Uma área na qual as companhias se concentram cada vez mais é a de fabricação de combustíveis líquidos a partir de plantas. A BP em breve construirá uma fábrica de demonstração na Flórida, na qual produzirá etanol feito com matéria vegetal; a Shell trabalha com várias firmas desde 2002 no sentido de fabricar etanol a partir de culturas que não são destinadas à produção de alimentos. No ano passado, ela fechou acordos com seis companhias, incluindo uma do Brasil, e decidiu abandonar as suas outras iniciativas na área de combustíveis renováveis para concentrar-se apenas nos biocombustíveis.
"Os biocombustíveis são a fonte de energia que está mais próxima do nosso negócio central", justifica Darci Sinclair, uma porta-voz da companhia.
Outras áreas também trazem promessas significativas para a indústria, como as tecnologias para a captura de emissões de dióxido de carbono e a sua armazenagem no subsolo, bem como programas de eficiência energética, especialmente no setor de transportes. A Exxon, que há muito tempo é a companhia de petróleo mais cética em relação às fontes alternativas de energia, está trabalhando em programas de longo prazo para aumentar a economia de combustível e reduzir as emissões.

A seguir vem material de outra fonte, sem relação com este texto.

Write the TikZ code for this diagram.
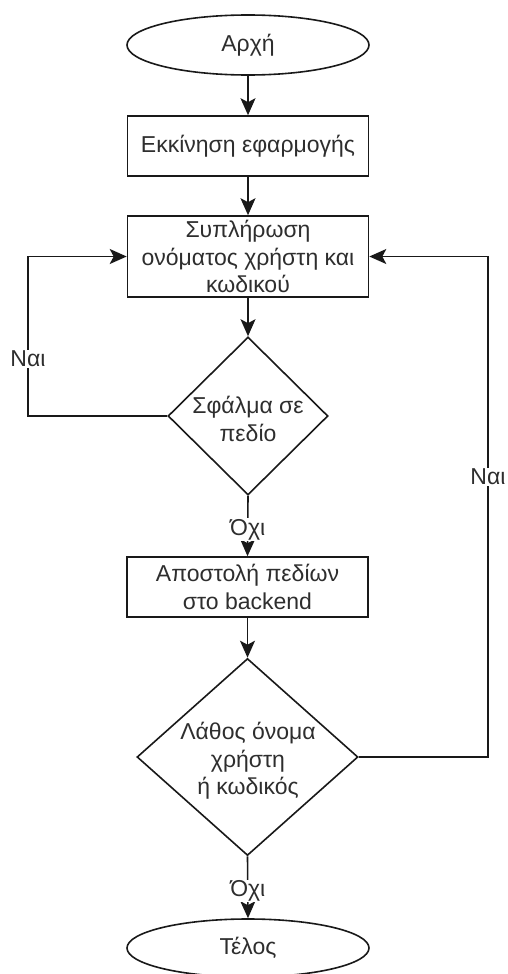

No fim das contas, muitos analistas dizem acreditar que as companhias de petróleo estão aguardando o surgimento de uma tecnologia vencedora. Alan Shaw, diretor-executivo da Codexis, uma empresa de biotecnologia do Vale do Silício que trabalha com a Shell, diz que as companhias de petróleo não estão cegas para a nova realidade política, mas observa que elas estão também fazendo os seus negócios com o objetivo de obter lucros.
"Não perca as esperanças em relação às grandes empresas petrolíferas", diz Shaw. "Elas ainda não atingiram um ponto em que estejam prontas a investir, mas estão chegando lá. Creio que nos próximos dez anos elas investirão centenas de vezes mais do que investiram nos últimos dez anos".